My wife's says I really love that area


----------



## SandraP (Apr 23, 2014)

You sound very much like my wonderful husband, he likes what I tell him he likes 

He is very much behind my idea of retiring to Spain and even talks about it now as if it was his idea/dream. He does ask me where we will be moving to though.

I like the sound of Ontinyent (our holiday this year will be at Snikpoh's apartment - I will be contacting you at the end of January to book Snikpoh), I hope I like the area just as much when we arrive, we will have just over 2 weeks to look around.


----------



## Rabbitcat (Aug 31, 2014)

Yes it is handy having someone to keep you right on what you REALLY like 

I loved Frigiliana but luckily my wife pointed out that I didn't hence our switch to this region

It is a beautiful area- it's just I hate viewing houses!!


----------



## thrax (Nov 13, 2008)

I'm afraid I ate all your turkey as you never showed up. I also drank the Guinness which I had imported from the local shop just to make you feel at home. I believe I may have some stale crackers left...


----------



## Rabbitcat (Aug 31, 2014)

Well at least we should be in for reasonable weather- temps to be about 14, whole lot better than 2 degrees here in Belfast. Hate house viewing but love visiting Espana


----------



## WeeScottie (Mar 17, 2015)

Enjoy your trip, here's hoping you find something you both love. We had a lovely day of sunbathing in Frigiliana yesterday, a bit cold and windy overnight though. My electric blanket has been on.


----------



## Rabbitcat (Aug 31, 2014)

Thanks WS

You're a lucky sod- I loved Frigiliana and could just have pictured myself pottering about that gorgeous village, stopping off for a pint now and then at some of those picturesque bars/ restaurants


----------



## WeeScottie (Mar 17, 2015)

Maybe your wife will reconsider once she's seen all the options??? You know what us women are like, we never buy the first thing we see!


----------



## Rabbitcat (Aug 31, 2014)

Maybe but I doubt it- we are just very different

She has the looks, brains, wit, charm intelligence and charisma. I have, errrm let me think....nope can't think!
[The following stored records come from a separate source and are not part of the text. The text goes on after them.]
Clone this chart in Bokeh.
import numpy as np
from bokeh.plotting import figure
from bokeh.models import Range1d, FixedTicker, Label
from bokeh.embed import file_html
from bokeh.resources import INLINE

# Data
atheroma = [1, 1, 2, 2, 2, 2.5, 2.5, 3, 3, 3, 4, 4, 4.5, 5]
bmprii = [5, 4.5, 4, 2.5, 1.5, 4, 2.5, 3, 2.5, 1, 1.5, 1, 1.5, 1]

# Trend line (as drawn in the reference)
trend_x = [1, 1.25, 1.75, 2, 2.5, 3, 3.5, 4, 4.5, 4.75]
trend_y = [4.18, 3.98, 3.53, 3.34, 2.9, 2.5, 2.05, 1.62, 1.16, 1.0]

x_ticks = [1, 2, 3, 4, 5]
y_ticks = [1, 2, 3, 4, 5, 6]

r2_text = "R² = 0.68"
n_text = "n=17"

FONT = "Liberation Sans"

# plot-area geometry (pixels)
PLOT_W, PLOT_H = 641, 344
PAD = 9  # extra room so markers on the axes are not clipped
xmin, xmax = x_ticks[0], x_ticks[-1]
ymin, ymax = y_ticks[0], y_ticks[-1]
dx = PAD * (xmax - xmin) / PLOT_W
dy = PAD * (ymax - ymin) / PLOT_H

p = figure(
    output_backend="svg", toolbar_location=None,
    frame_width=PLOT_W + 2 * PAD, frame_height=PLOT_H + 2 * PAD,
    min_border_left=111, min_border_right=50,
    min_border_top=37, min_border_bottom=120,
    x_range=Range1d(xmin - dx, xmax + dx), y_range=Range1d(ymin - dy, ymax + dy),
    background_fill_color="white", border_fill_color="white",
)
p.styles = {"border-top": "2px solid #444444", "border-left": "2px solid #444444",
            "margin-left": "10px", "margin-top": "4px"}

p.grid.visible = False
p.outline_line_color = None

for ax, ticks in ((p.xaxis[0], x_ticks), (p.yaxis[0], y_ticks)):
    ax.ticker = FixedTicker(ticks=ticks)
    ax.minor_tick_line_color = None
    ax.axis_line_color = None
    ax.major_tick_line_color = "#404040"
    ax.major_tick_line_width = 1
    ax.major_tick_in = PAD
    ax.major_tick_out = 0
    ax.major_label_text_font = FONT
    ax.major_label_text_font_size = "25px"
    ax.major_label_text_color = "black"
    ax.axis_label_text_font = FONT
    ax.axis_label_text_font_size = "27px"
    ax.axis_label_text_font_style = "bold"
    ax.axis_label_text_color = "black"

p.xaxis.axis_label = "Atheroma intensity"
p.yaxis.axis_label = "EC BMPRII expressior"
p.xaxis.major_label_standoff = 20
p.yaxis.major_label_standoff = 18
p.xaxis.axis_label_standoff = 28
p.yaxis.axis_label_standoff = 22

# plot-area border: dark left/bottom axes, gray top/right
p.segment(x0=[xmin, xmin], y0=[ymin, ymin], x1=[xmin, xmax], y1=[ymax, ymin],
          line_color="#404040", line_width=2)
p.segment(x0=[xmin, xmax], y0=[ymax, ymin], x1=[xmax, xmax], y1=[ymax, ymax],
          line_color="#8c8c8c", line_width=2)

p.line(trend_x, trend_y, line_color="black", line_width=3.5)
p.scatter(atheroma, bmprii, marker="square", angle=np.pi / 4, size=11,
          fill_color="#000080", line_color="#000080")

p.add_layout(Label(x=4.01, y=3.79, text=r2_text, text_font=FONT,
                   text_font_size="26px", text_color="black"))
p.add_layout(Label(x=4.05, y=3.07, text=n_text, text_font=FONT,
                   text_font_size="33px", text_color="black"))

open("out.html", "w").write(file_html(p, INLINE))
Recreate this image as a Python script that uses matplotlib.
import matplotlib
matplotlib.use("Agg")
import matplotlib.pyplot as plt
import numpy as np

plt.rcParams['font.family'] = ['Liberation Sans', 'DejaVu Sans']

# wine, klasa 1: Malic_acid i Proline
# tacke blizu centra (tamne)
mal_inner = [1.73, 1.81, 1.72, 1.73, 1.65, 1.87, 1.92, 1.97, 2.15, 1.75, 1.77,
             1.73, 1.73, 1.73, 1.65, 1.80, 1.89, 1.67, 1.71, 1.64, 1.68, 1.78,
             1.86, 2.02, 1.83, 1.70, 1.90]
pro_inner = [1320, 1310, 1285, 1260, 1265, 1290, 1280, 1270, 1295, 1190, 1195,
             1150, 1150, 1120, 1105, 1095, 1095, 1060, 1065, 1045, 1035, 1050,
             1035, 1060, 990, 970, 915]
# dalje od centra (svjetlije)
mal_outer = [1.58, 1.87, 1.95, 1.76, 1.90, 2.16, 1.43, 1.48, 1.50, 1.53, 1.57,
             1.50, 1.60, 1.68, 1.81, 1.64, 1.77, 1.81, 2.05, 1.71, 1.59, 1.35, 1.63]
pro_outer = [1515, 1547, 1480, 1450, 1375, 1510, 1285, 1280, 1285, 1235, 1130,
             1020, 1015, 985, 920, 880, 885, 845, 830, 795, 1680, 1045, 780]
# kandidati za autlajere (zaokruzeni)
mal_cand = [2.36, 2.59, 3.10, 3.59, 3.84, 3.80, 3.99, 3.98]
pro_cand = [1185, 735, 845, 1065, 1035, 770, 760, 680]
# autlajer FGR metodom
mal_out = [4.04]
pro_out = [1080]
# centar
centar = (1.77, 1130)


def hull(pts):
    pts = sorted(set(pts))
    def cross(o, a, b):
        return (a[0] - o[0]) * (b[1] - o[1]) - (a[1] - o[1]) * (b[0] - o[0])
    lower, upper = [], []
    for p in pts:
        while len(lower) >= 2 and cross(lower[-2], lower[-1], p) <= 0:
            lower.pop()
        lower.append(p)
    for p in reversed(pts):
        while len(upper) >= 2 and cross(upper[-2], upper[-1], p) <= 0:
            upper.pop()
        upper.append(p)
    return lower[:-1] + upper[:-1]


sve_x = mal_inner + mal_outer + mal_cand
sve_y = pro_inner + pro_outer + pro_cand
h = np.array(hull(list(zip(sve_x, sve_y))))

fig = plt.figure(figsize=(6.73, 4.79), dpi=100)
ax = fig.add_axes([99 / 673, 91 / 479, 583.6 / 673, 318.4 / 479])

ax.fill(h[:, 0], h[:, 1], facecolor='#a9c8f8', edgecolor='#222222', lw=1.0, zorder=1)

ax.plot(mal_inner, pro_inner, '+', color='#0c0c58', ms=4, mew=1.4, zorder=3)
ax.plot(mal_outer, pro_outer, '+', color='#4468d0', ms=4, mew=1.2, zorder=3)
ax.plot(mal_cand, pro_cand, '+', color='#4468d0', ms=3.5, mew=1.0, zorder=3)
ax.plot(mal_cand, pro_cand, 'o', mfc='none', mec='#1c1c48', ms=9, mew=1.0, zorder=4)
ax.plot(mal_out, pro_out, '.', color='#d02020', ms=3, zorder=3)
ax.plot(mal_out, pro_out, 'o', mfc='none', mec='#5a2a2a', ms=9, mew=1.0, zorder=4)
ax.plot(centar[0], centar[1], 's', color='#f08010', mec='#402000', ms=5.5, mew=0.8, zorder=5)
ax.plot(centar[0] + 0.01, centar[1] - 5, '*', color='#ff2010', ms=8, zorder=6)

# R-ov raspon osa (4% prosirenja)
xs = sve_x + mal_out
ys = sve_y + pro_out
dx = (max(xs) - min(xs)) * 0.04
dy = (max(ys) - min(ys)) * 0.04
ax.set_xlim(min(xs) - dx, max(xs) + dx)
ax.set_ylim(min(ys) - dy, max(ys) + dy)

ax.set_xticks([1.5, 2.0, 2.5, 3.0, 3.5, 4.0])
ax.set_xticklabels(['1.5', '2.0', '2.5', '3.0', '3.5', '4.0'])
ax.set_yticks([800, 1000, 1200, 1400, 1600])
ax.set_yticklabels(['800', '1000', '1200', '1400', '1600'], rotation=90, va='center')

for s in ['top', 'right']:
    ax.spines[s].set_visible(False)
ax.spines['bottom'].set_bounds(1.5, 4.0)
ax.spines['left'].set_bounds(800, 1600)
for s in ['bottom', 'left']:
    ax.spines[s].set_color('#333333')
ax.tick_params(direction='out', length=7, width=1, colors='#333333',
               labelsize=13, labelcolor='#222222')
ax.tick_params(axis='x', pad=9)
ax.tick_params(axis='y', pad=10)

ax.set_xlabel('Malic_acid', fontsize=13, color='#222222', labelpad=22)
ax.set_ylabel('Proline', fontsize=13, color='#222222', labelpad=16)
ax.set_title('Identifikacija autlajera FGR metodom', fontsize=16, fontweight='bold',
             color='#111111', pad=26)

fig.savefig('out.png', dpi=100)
Point is we have different tastes in places to live. Maybe you can give me tips- how did your hubby get you to agree to same place he liked??


----------



## WeeScottie (Mar 17, 2015)

It was easy, I came out solo, did the reccie...he came out saw my shortlist and the deal was done...luckily we like the same things


----------



## DreamDoLove (Jan 16, 2016)

It's 2 degrees in Belfast?? Ouch! We've just moved from there - well, we moved to Finland for a year and a half first, which put Belfast winter in perspective, kind of. -30 there yesterday! But much drier, so I still preferred Finnish winter to Norn Irish winter...


----------



## Rabbitcat (Aug 31, 2014)

WeeScottie said:


> It was easy, I came out solo, did the reccie...he came out saw my shortlist and the deal was done...luckily we like the same things



Ah I see. 

Smart lady. 

My wife has decided we like the same things


----------



## WeeScottie (Mar 17, 2015)

Secretly I think I did the same...don't tell!


----------